Best books of 2020
My total for the year will be 59, a new record for me (retirement has consequences). I have mixed all genres together here and given myself 15, in no particular order.
· On Earth We Were Briefly Gorgeous by Ocean Vuong – a lyrical and powerful coming of age novel by a young, already noteworthy poet.
· New York Burning by Jill Lepore – the first book by this public intellectual; a stunning history of a racist campaign in early New York; a misuse of legal execution that rivals the Salem witch trials.
· The Nickel Boys by Colson Whitehead – funny, sad, surprising – a great tale.
· Reconstruction by Eric Foner – the now standard history that changed the direction of thinking on this period.
· The Courtship of Eva Eldridge by Diane Simmons – a thoroughly enjoyable non-fiction look at the life of an ordinary woman and her romantic troubles; excellent, small-bore history.
· Deacon King Kong by James McBride – a comic story of a Brooklyn just as it is coming apart at the seams in the late 1960s.
· New Selected Poems by Eavan Boland – I wish I had read her when she was alive; a worthy companion to Seamus Heaney.
· Normal People by Sally Rooney – a powerful and enjoyable love story, told with great realism; I miss these two young people.
· Night Boat to Tangiers by Kevin Barry – Waiting for Godot with drug dealers.
· The Sounds of Poetry by Robert Pinsky – brilliant literary criticism for the layperson; sensible and smart.
· Lost Children Archive by Valeria Luiselli – a unique and original encounter with an American tragedy.
· Outline by Rachel Cusk – a slow, painstaking, examination of a woman’s life, revealed through her brief sojurn in Athens.
· Red at the Bone by Jacqueline Woodson – several generations of a Bed-Stuy family captured in short, vivid vignettes.

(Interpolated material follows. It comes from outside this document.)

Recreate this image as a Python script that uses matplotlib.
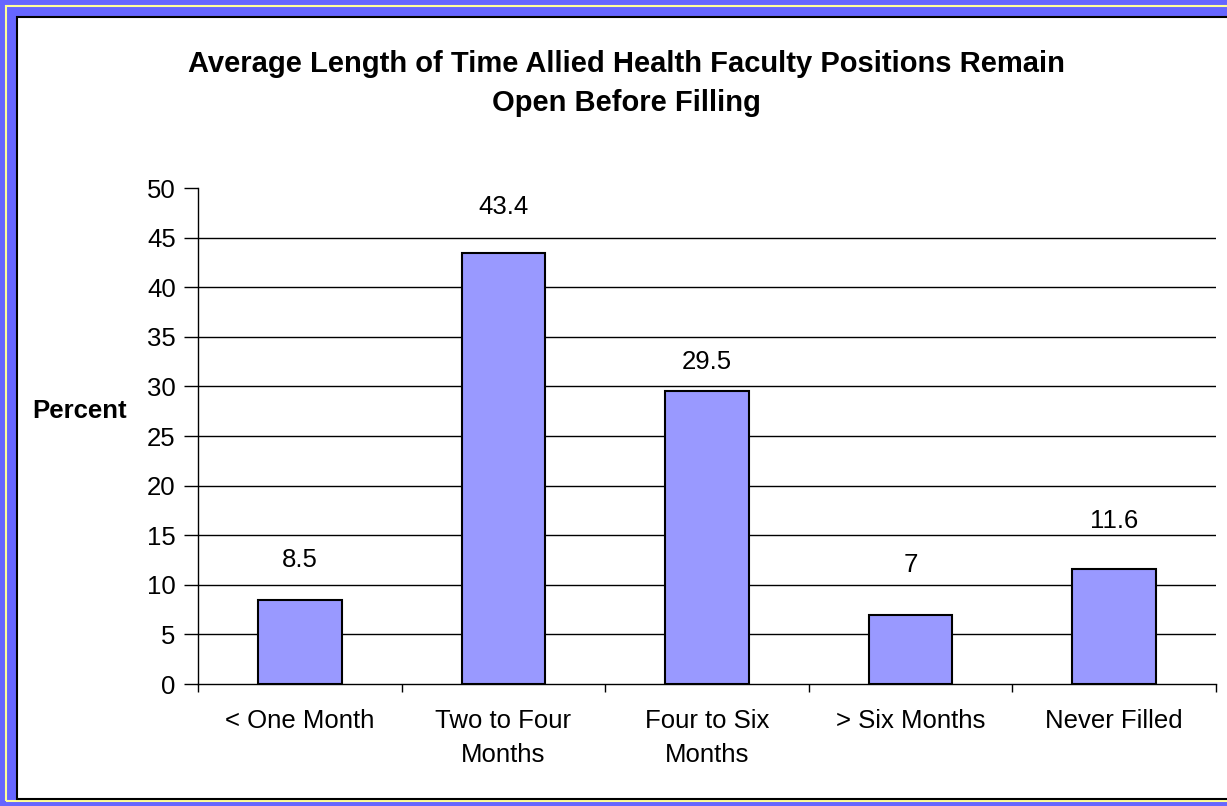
import matplotlib
matplotlib.use("Agg")
import matplotlib.pyplot as plt
from matplotlib.patches import Rectangle

categories = ["< One Month", "Two to Four\nMonths", "Four to Six\nMonths", "> Six Months", "Never Filled"]
values = [8.5, 43.4, 29.5, 7, 11.6]
labels = ["8.5", "43.4", "29.5", "7", "11.6"]
label_offsets = [4.0, 4.7, 3.0, 5.0, 4.8]
yticks = [0, 5, 10, 15, 20, 25, 30, 35, 40, 45, 50]

plt.rcParams['font.family'] = ['Liberation Sans', 'DejaVu Sans']

W, H = 1227, 806
fig = plt.figure(figsize=(W / 100, H / 100), dpi=100)
fig.patch.set_facecolor('#6666FF')


def fx(px):
    return px / W


def fy(py):
    return 1 - py / H


fig.add_artist(Rectangle((fx(5.5), fy(800.5)), fx(1300), fy(5.5) - fy(800.5), transform=fig.transFigure,
                         facecolor='none', edgecolor='#FFFF99', linewidth=1.5, zorder=-2))
fig.add_artist(Rectangle((fx(17), fy(799)), fx(1300), fy(17) - fy(799), transform=fig.transFigure,
                         facecolor='white', edgecolor='black', linewidth=1.5, zorder=-1))

FS = 18.5
ax = fig.add_axes([fx(198), fy(684), fx(1216) - fx(198), fy(188) - fy(684)])
ax.set_zorder(1)
ax.set_facecolor('none')
x = list(range(len(categories)))
ax.bar(x, values, width=0.41, color='#9999FF', edgecolor='black', linewidth=1.5, zorder=3)
for xi, v, lab, off in zip(x, values, labels, label_offsets):
    ax.text(xi, v + off, lab, ha='center', va='center', fontsize=FS)

ax.set_xlim(-0.5, len(categories) - 0.5)
ax.set_ylim(0, 50)
ax.set_yticks(yticks)
ax.set_yticklabels([str(t) for t in yticks], fontsize=FS)
for t in yticks[1:-1]:
    ax.axhline(t, color='black', linewidth=1.0, zorder=1)
ax.tick_params(axis='y', length=10, width=1, direction='out', pad=6)

ax.set_xticks(x)
ax.set_xticklabels(categories, fontsize=FS, linespacing=1.5)
ax.tick_params(axis='x', length=0, pad=18)
ax.set_xticks([i - 0.5 for i in range(len(categories) + 1)], minor=True)
ax.tick_params(axis='x', which='minor', length=6, width=1, direction='out')

for s in ['top', 'right']:
    ax.spines[s].set_visible(False)
ax.spines['left'].set_linewidth(1.0)
ax.spines['bottom'].set_linewidth(1.0)

fig.text(fx(80), fy(411), "Percent", fontsize=FS, fontweight='bold', ha='center', va='center')
fig.text(fx(626), fy(83.5), "Average Length of Time Allied Health Faculty Positions Remain\nOpen Before Filling",
         fontsize=21, fontweight='bold', ha='center', va='center', linespacing=1.5)

fig.savefig("out.png", dpi=100, facecolor=fig.get_facecolor())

· How to Be Gay by David Halperin – a fascinating examination of what progress costs; a plea for respect for pre-Stonewall gay life; a warning against too much assimilation.
· Apeirogon by Colum McCann – 1001 small stories surrounding a real-life friendship, Palestinian and Israeli.
· Dorothea Lange, A life Beyond Limits by Linda Gordon – the fascinating photographer’s fascinating life; like Lange herself, quietly feminist.